— begin —

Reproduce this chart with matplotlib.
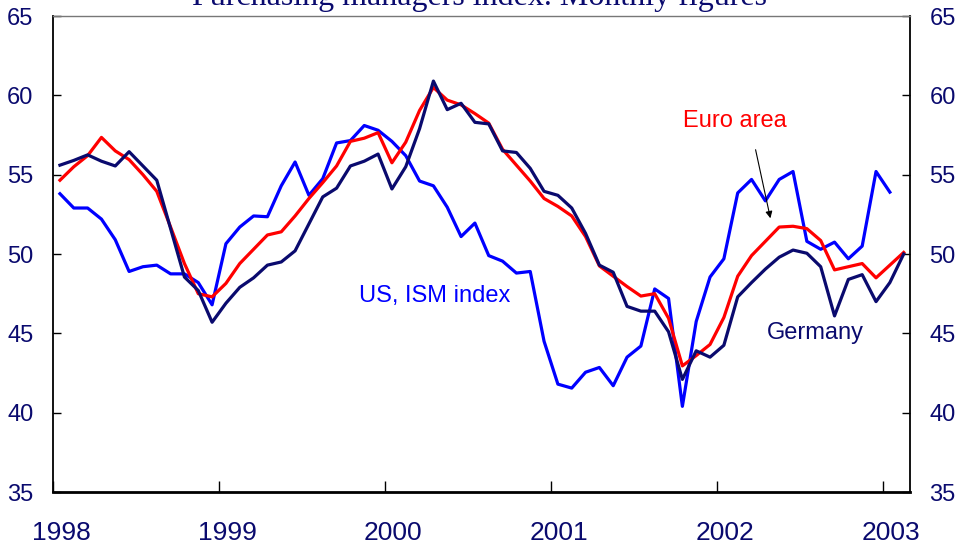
import matplotlib
matplotlib.use("Agg")
import matplotlib.pyplot as plt
import matplotlib.transforms as mtransforms
import numpy as np

# monthly PMI, Jan 1998 - Feb 2003 (US ends Jan 2003)
germany = [55.6, 55.9, 56.25, 55.85, 55.55, 56.45, 55.55, 54.65, 51.6, 48.55, 47.7, 45.7,
           46.9, 47.9, 48.5, 49.3, 49.5, 50.2, 51.9, 53.6, 54.15, 55.55, 55.85, 56.3,
           54.1, 55.5, 57.9, 60.9, 59.1, 59.5, 58.3, 58.2, 56.5, 56.4, 55.4, 53.95,
           53.7, 52.9, 51.3, 49.3, 48.85, 46.7, 46.4, 46.4, 45.1, 42.1, 43.9, 43.5,
           44.25, 47.3, 48.2, 49.05, 49.8, 50.25, 50.05, 49.2, 46.1, 48.4, 48.7, 47.0,
           48.2, 50.0]
euro_area = [54.65, 55.5, 56.2, 57.35, 56.5, 55.95, 55.0, 53.95, 51.7, 49.4, 47.5, 47.3,
             48.15, 49.4, 50.3, 51.2, 51.4, 52.4, 53.5, 54.5, 55.55, 57.1, 57.3, 57.65,
             55.75, 57.05, 59.05, 60.5, 59.7, 59.4, 58.85, 58.25, 56.6, 55.6, 54.6, 53.5,
             53.0, 52.4, 51.1, 49.25, 48.6, 47.95, 47.35, 47.5, 45.95, 42.95, 43.6, 44.3,
             46.0, 48.6, 49.9, 50.8, 51.7, 51.75, 51.6, 50.85, 49.0, 49.2, 49.4, 48.5,
             49.3, 50.1]
us_ism = [53.8, 52.9, 52.9, 52.2, 50.9, 48.9, 49.2, 49.3, 48.75, 48.75, 48.2, 46.8,
          50.65, 51.7, 52.4, 52.35, 54.3, 55.8, 53.7, 54.75, 57.0, 57.15, 58.1, 57.8,
          57.1, 56.2, 54.6, 54.3, 52.95, 51.1, 51.95, 49.9, 49.55, 48.8, 48.9, 44.5,
          41.8, 41.55, 42.55, 42.85, 41.7, 43.5, 44.2, 47.8, 47.2, 40.4, 45.75, 48.55,
          49.7, 53.85, 54.7, 53.35, 54.7, 55.2, 50.8, 50.3, 50.75, 49.7, 50.5, 55.2,
          53.9]
years = [1998, 1999, 2000, 2001, 2002, 2003]
yticks = [35, 40, 45, 50, 55, 60, 65]

navy = "#0a0a6e"
plt.rcParams["font.family"] = ["Liberation Sans", "DejaVu Sans"]

# months plotted at mid-month
t_de = 1998 + (np.arange(len(germany)) + 0.5) / 12
t_us = 1998 + (np.arange(len(us_ism)) + 0.5) / 12

H = 545
fig = plt.figure(figsize=(9.59, 5.45), dpi=100)
ax = fig.add_axes([0.0553, 0.0972, 0.8936, 0.8734])

ax.plot(t_us, us_ism, color="#0000ff", lw=2.3)
ax.plot(t_de, euro_area, color="#ff0000", lw=2.3)
ax.plot(t_de, germany, color=navy, lw=2.3)

ax.set_xlim(1998, 2003.163)
ax.set_ylim(35, 65)
ax.set_yticks(yticks)
ax.set_xticks(years)
ax.tick_params(axis="y", direction="in", length=6, width=1, labelsize=17,
               labelcolor=navy, right=True, labelright=True, pad=14)
ax.tick_params(axis="x", direction="in", length=8, width=1, labelsize=19,
               labelcolor=navy, pad=21)
offset = mtransforms.ScaledTranslation(8 / 100, 0, fig.dpi_scale_trans)
for lab in ax.get_xticklabels():
    lab.set_transform(lab.get_transform() + offset)

for side in ["left", "right"]:
    ax.spines[side].set_linewidth(1.3)
ax.spines["bottom"].set_linewidth(2)
ax.spines["top"].set_linewidth(1)
ax.spines["top"].set_color("#777777")

# series labels, placed in pixel coords measured from the top
ax.text(735, H - 121, "Euro area", transform=None, color="#ff0000", fontsize=17,
        ha="center", va="center")
ax.text(435, H - 296, "US, ISM index", transform=None, color="#0000ff", fontsize=17,
        ha="center", va="center")
ax.text(815, H - 333, "Germany", transform=None, color=navy, fontsize=17,
        ha="center", va="center")

ax.annotate("", xy=(771, H - 221), xytext=(755, H - 147), xycoords="figure pixels",
            textcoords="figure pixels",
            arrowprops=dict(arrowstyle="-|>", color="black", lw=0.8, mutation_scale=10))

fig.text(0.5, 1 - 5 / H, "Purchasing managers index. Monthly figures", ha="center",
         va="baseline", fontsize=23, color=navy, family="Liberation Serif")

fig.savefig("out.png", dpi=100)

— end —

Aim
Emit the lines of the material exactly, from its first line to the line containing "import numpy as np", inclusive; leave every picture out.

Output for this exercise
Reproduce this chart with matplotlib.
import matplotlib
matplotlib.use("Agg")
import matplotlib.pyplot as plt
import matplotlib.transforms as mtransforms
import numpy as np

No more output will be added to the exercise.